■ STORED DATA:
..............................
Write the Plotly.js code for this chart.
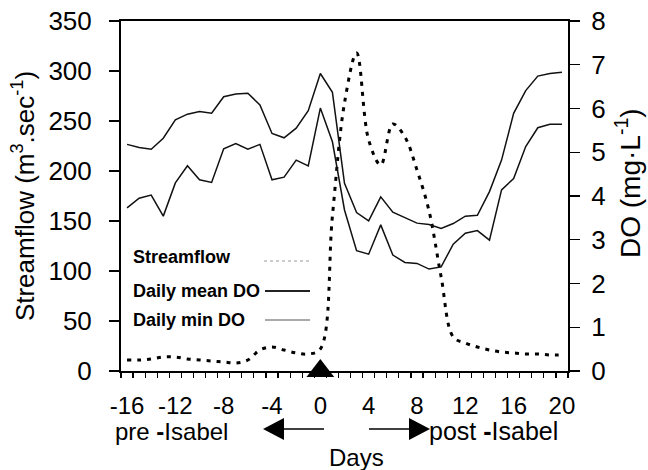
<!DOCTYPE html>
<html>
<head>
<meta charset="utf-8">
<script src="https://cdn.plot.ly/plotly-3.0.1.min.js"></script>
<style>html,body{margin:0;padding:0;background:#fff;}#chart{width:648px;height:470px;}</style>
</head>
<body>
<div id="chart"></div>
<script>
// Days relative to Hurricane Isabel landfall
var days = [-16,-15,-14,-13,-12,-11,-10,-9,-8,-7,-6,-5,-4,-3,-2,-1,0,1,2,3,4,5,6,7,8,9,10,11,12,13,14,15,16,17,18,19,20];
// Streamflow (m3/sec), left axis
var streamflow = [11,11,12,14,14,12,11,10,9,8,11,21,24,21,18,17,22,155,268,318,231,206,247,234,201,160,94,34,28,24,21,19,18,17,17,16,16];
// Daily mean DO (mg/L), right axis
var meanDO = [5.18,5.11,5.07,5.32,5.74,5.87,5.93,5.89,6.27,6.33,6.35,6.08,5.43,5.33,5.55,5.95,6.80,6.37,4.29,3.62,3.43,3.98,3.63,3.51,3.38,3.35,3.26,3.37,3.54,3.56,4.10,4.82,5.89,6.41,6.74,6.80,6.83];
// Daily min DO (mg/L), right axis
var minDO = [3.73,3.95,4.02,3.54,4.30,4.69,4.37,4.31,5.08,5.20,5.07,5.18,4.37,4.43,4.82,4.69,6.01,5.24,3.68,2.75,2.67,3.34,2.65,2.48,2.46,2.33,2.38,2.90,3.15,3.21,2.99,4.14,4.40,5.13,5.56,5.64,5.64];
// Event marker (landfall day)
var eventDay = [0];
var eventY = [0];
// Tick labels
var xTickVals = [-16,-12,-8,-4,0,4,8,12,16,20];
var xTickText = ['-16','-12','-8','-4','0','4','8','12','16','20'];
var legendNames = ['Streamflow','Daily mean DO','Daily min DO'];

var FONT = 'Liberation Sans, Arial, Helvetica, sans-serif';

var traces = [
  {x: days, y: streamflow, type:'scatter', mode:'lines', yaxis:'y',
   line:{color:'#000', width:3, dash:'4px,6px', shape:'spline', smoothing:1}, name:legendNames[0], hoverinfo:'skip'},
  {x: days, y: meanDO, type:'scatter', mode:'lines', yaxis:'y2',
   line:{color:'#111', width:1.5}, name:legendNames[1], hoverinfo:'skip'},
  {x: days, y: minDO, type:'scatter', mode:'lines', yaxis:'y2',
   line:{color:'#111', width:1.5}, name:legendNames[2], hoverinfo:'skip'},
  {x: eventDay, y: eventY, type:'scatter', mode:'markers', yaxis:'y', cliponaxis:false,
   marker:{symbol:'triangle-up', size:24, color:'#000'}, showlegend:false, hoverinfo:'skip'}
];

function py(p){ return (371 - p) / 350; }   // pixel y -> paper y
function px(p){ return (p - 121) / 447; }   // pixel x -> paper x

var layout = {
  width:648, height:470,
  margin:{l:121, r:80, t:21, b:99, pad:0},
  paper_bgcolor:'#fff', plot_bgcolor:'#fff',
  showlegend:false,
  font:{family:FONT, color:'#000', size:22},
  xaxis:{
    range:[-16.5, 20.5], showgrid:false, zeroline:false,
    showline:true, linecolor:'#000', linewidth:2, mirror:true,
    tickmode:'array', tickvals:xTickVals, ticktext:xTickText,
    ticks:'', ticklabelstandoff:12,
    tickfont:{family:FONT, size:24, color:'#000'},
    minor:{tickmode:'linear', tick0:0.5, dtick:1, ticks:'outside', ticklen:5, tickwidth:1.2, tickcolor:'#000', showgrid:false}
  },
  yaxis:{
    range:[0,350], dtick:50, showgrid:false, zeroline:false,
    showline:true, linecolor:'#000', linewidth:2,
    ticks:'outside', ticklen:10, tickwidth:1.2, tickcolor:'#000',
    ticklabelstandoff:12,
    tickfont:{family:FONT, size:26, color:'#000'},
    title:{text:'Streamflow (m<sup>3</sup>.sec<sup>-1</sup>)', font:{family:FONT, size:26}, standoff:6}
  },
  yaxis2:{
    range:[0,8], dtick:1, overlaying:'y', side:'right', showgrid:false, zeroline:false,
    showline:true, linecolor:'#000', linewidth:2,
    ticks:'outside', ticklen:10, tickwidth:1.2, tickcolor:'#000',
    ticklabelstandoff:6,
    tickfont:{family:FONT, size:26, color:'#000'}
  },
  shapes:[
    // legend samples
    {type:'line', xref:'paper', yref:'paper', x0:px(264), x1:px(310), y0:py(261), y1:py(261), line:{color:'#999', width:1, dash:'dot'}},
    {type:'line', xref:'paper', yref:'paper', x0:px(265), x1:px(310), y0:py(291), y1:py(291), line:{color:'#222', width:1.8}},
    {type:'line', xref:'paper', yref:'paper', x0:px(265), x1:px(310), y0:py(320), y1:py(320), line:{color:'#aaa', width:1.8}},
    // left arrow (pre)
    {type:'line', xref:'paper', yref:'paper', x0:px(282), x1:px(324), y0:py(429), y1:py(429), line:{color:'#000', width:1.5}},
    {type:'path', xref:'paper', yref:'paper', fillcolor:'#000', line:{width:0},
     path:'M '+px(263)+' '+py(429)+' L '+px(284)+' '+py(418)+' L '+px(284)+' '+py(440)+' Z'},
    // right arrow (post)
    {type:'line', xref:'paper', yref:'paper', x0:px(369), x1:px(411), y0:py(429), y1:py(429), line:{color:'#000', width:1.5}},
    {type:'path', xref:'paper', yref:'paper', fillcolor:'#000', line:{width:0},
     path:'M '+px(430)+' '+py(429)+' L '+px(409)+' '+py(418)+' L '+px(409)+' '+py(440)+' Z'}
  ],
  annotations:[
    {text:'<b>'+legendNames[0]+'</b>', xref:'paper', yref:'paper', x:px(131), y:py(257), xanchor:'left', yanchor:'middle', showarrow:false, font:{family:FONT, size:18}},
    {text:'<b>'+legendNames[1]+'</b>', xref:'paper', yref:'paper', x:px(131), y:py(291), xanchor:'left', yanchor:'middle', showarrow:false, font:{family:FONT, size:18}},
    {text:'<b>'+legendNames[2]+'</b>', xref:'paper', yref:'paper', x:px(131), y:py(320), xanchor:'left', yanchor:'middle', showarrow:false, font:{family:FONT, size:18}},
    {text:'pre <b>-</b>Isabel', xref:'paper', yref:'paper', x:px(171), y:py(431), xanchor:'center', yanchor:'middle', showarrow:false, font:{family:FONT, size:24}},
    {text:'post <b>-</b>Isabel', xref:'paper', yref:'paper', x:px(493), y:py(431), xanchor:'center', yanchor:'middle', showarrow:false, font:{family:FONT, size:25}},
    {text:'Days', xref:'paper', yref:'paper', x:px(356), y:py(457), xanchor:'center', yanchor:'middle', showarrow:false, font:{family:FONT, size:24}},
    {text:'DO (mg·L<sup>-1</sup>)', xref:'paper', yref:'paper', x:px(628), y:py(183), xanchor:'center', yanchor:'middle', textangle:-90, showarrow:false, font:{family:FONT, size:28}}
  ]
};

Plotly.newPlot('chart', traces, layout, {displayModeBar:false, staticPlot:true});
</script>
</body>
</html>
..............................
■ TASK DIRECTIONS:
Set down the material exactly, every line of it, except for the pictures.

■ RESPONSE BELOW:
Write the Plotly.js code for this chart.
<!DOCTYPE html>
<html>
<head>
<meta charset="utf-8">
<script src="https://cdn.plot.ly/plotly-3.0.1.min.js"></script>
<style>html,body{margin:0;padding:0;background:#fff;}#chart{width:648px;height:470px;}</style>
</head>
<body>
<div id="chart"></div>
<script>
// Days relative to Hurricane Isabel landfall
var days = [-16,-15,-14,-13,-12,-11,-10,-9,-8,-7,-6,-5,-4,-3,-2,-1,0,1,2,3,4,5,6,7,8,9,10,11,12,13,14,15,16,17,18,19,20];
// Streamflow (m3/sec), left axis
var streamflow = [11,11,12,14,14,12,11,10,9,8,11,21,24,21,18,17,22,155,268,318,231,206,247,234,201,160,94,34,28,24,21,19,18,17,17,16,16];
// Daily mean DO (mg/L), right axis
var meanDO = [5.18,5.11,5.07,5.32,5.74,5.87,5.93,5.89,6.27,6.33,6.35,6.08,5.43,5.33,5.55,5.95,6.80,6.37,4.29,3.62,3.43,3.98,3.63,3.51,3.38,3.35,3.26,3.37,3.54,3.56,4.10,4.82,5.89,6.41,6.74,6.80,6.83];
// Daily min DO (mg/L), right axis
var minDO = [3.73,3.95,4.02,3.54,4.30,4.69,4.37,4.31,5.08,5.20,5.07,5.18,4.37,4.43,4.82,4.69,6.01,5.24,3.68,2.75,2.67,3.34,2.65,2.48,2.46,2.33,2.38,2.90,3.15,3.21,2.99,4.14,4.40,5.13,5.56,5.64,5.64];
// Event marker (landfall day)
var eventDay = [0];
var eventY = [0];
// Tick labels
var xTickVals = [-16,-12,-8,-4,0,4,8,12,16,20];
var xTickText = ['-16','-12','-8','-4','0','4','8','12','16','20'];
var legendNames = ['Streamflow','Daily mean DO','Daily min DO'];

var FONT = 'Liberation Sans, Arial, Helvetica, sans-serif';

var traces = [
  {x: days, y: streamflow, type:'scatter', mode:'lines', yaxis:'y',
   line:{color:'#000', width:3, dash:'4px,6px', shape:'spline', smoothing:1}, name:legendNames[0], hoverinfo:'skip'},
  {x: days, y: meanDO, type:'scatter', mode:'lines', yaxis:'y2',
   line:{color:'#111', width:1.5}, name:legendNames[1], hoverinfo:'skip'},
  {x: days, y: minDO, type:'scatter', mode:'lines', yaxis:'y2',
   line:{color:'#111', width:1.5}, name:legendNames[2], hoverinfo:'skip'},
  {x: eventDay, y: eventY, type:'scatter', mode:'markers', yaxis:'y', cliponaxis:false,
   marker:{symbol:'triangle-up', size:24, color:'#000'}, showlegend:false, hoverinfo:'skip'}
];

function py(p){ return (371 - p) / 350; }   // pixel y -> paper y
function px(p){ return (p - 121) / 447; }   // pixel x -> paper x

var layout = {
  width:648, height:470,
  margin:{l:121, r:80, t:21, b:99, pad:0},
  paper_bgcolor:'#fff', plot_bgcolor:'#fff',
  showlegend:false,
  font:{family:FONT, color:'#000', size:22},
  xaxis:{
    range:[-16.5, 20.5], showgrid:false, zeroline:false,
    showline:true, linecolor:'#000', linewidth:2, mirror:true,
    tickmode:'array', tickvals:xTickVals, ticktext:xTickText,
    ticks:'', ticklabelstandoff:12,
    tickfont:{family:FONT, size:24, color:'#000'},
    minor:{tickmode:'linear', tick0:0.5, dtick:1, ticks:'outside', ticklen:5, tickwidth:1.2, tickcolor:'#000', showgrid:false}
  },
  yaxis:{
    range:[0,350], dtick:50, showgrid:false, zeroline:false,
    showline:true, linecolor:'#000', linewidth:2,
    ticks:'outside', ticklen:10, tickwidth:1.2, tickcolor:'#000',
    ticklabelstandoff:12,
    tickfont:{family:FONT, size:26, color:'#000'},
    title:{text:'Streamflow (m<sup>3</sup>.sec<sup>-1</sup>)', font:{family:FONT, size:26}, standoff:6}
  },
  yaxis2:{
    range:[0,8], dtick:1, overlaying:'y', side:'right', showgrid:false, zeroline:false,
    showline:true, linecolor:'#000', linewidth:2,
    ticks:'outside', ticklen:10, tickwidth:1.2, tickcolor:'#000',
    ticklabelstandoff:6,
    tickfont:{family:FONT, size:26, color:'#000'}
  },
  shapes:[
    // legend samples
    {type:'line', xref:'paper', yref:'paper', x0:px(264), x1:px(310), y0:py(261), y1:py(261), line:{color:'#999', width:1, dash:'dot'}},
    {type:'line', xref:'paper', yref:'paper', x0:px(265), x1:px(310), y0:py(291), y1:py(291), line:{color:'#222', width:1.8}},
    {type:'line', xref:'paper', yref:'paper', x0:px(265), x1:px(310), y0:py(320), y1:py(320), line:{color:'#aaa', width:1.8}},
    // left arrow (pre)
    {type:'line', xref:'paper', yref:'paper', x0:px(282), x1:px(324), y0:py(429), y1:py(429), line:{color:'#000', width:1.5}},
    {type:'path', xref:'paper', yref:'paper', fillcolor:'#000', line:{width:0},
     path:'M '+px(263)+' '+py(429)+' L '+px(284)+' '+py(418)+' L '+px(284)+' '+py(440)+' Z'},
    // right arrow (post)
    {type:'line', xref:'paper', yref:'paper', x0:px(369), x1:px(411), y0:py(429), y1:py(429), line:{color:'#000', width:1.5}},
    {type:'path', xref:'paper', yref:'paper', fillcolor:'#000', line:{width:0},
     path:'M '+px(430)+' '+py(429)+' L '+px(409)+' '+py(418)+' L '+px(409)+' '+py(440)+' Z'}
  ],
  annotations:[
    {text:'<b>'+legendNames[0]+'</b>', xref:'paper', yref:'paper', x:px(131), y:py(257), xanchor:'left', yanchor:'middle', showarrow:false, font:{family:FONT, size:18}},
    {text:'<b>'+legendNames[1]+'</b>', xref:'paper', yref:'paper', x:px(131), y:py(291), xanchor:'left', yanchor:'middle', showarrow:false, font:{family:FONT, size:18}},
    {text:'<b>'+legendNames[2]+'</b>', xref:'paper', yref:'paper', x:px(131), y:py(320), xanchor:'left', yanchor:'middle', showarrow:false, font:{family:FONT, size:18}},
    {text:'pre <b>-</b>Isabel', xref:'paper', yref:'paper', x:px(171), y:py(431), xanchor:'center', yanchor:'middle', showarrow:false, font:{family:FONT, size:24}},
    {text:'post <b>-</b>Isabel', xref:'paper', yref:'paper', x:px(493), y:py(431), xanchor:'center', yanchor:'middle', showarrow:false, font:{family:FONT, size:25}},
    {text:'Days', xref:'paper', yref:'paper', x:px(356), y:py(457), xanchor:'center', yanchor:'middle', showarrow:false, font:{family:FONT, size:24}},
    {text:'DO (mg·L<sup>-1</sup>)', xref:'paper', yref:'paper', x:px(628), y:py(183), xanchor:'center', yanchor:'middle', textangle:-90, showarrow:false, font:{family:FONT, size:28}}
  ]
};

Plotly.newPlot('chart', traces, layout, {displayModeBar:false, staticPlot:true});
</script>
</body>
</html>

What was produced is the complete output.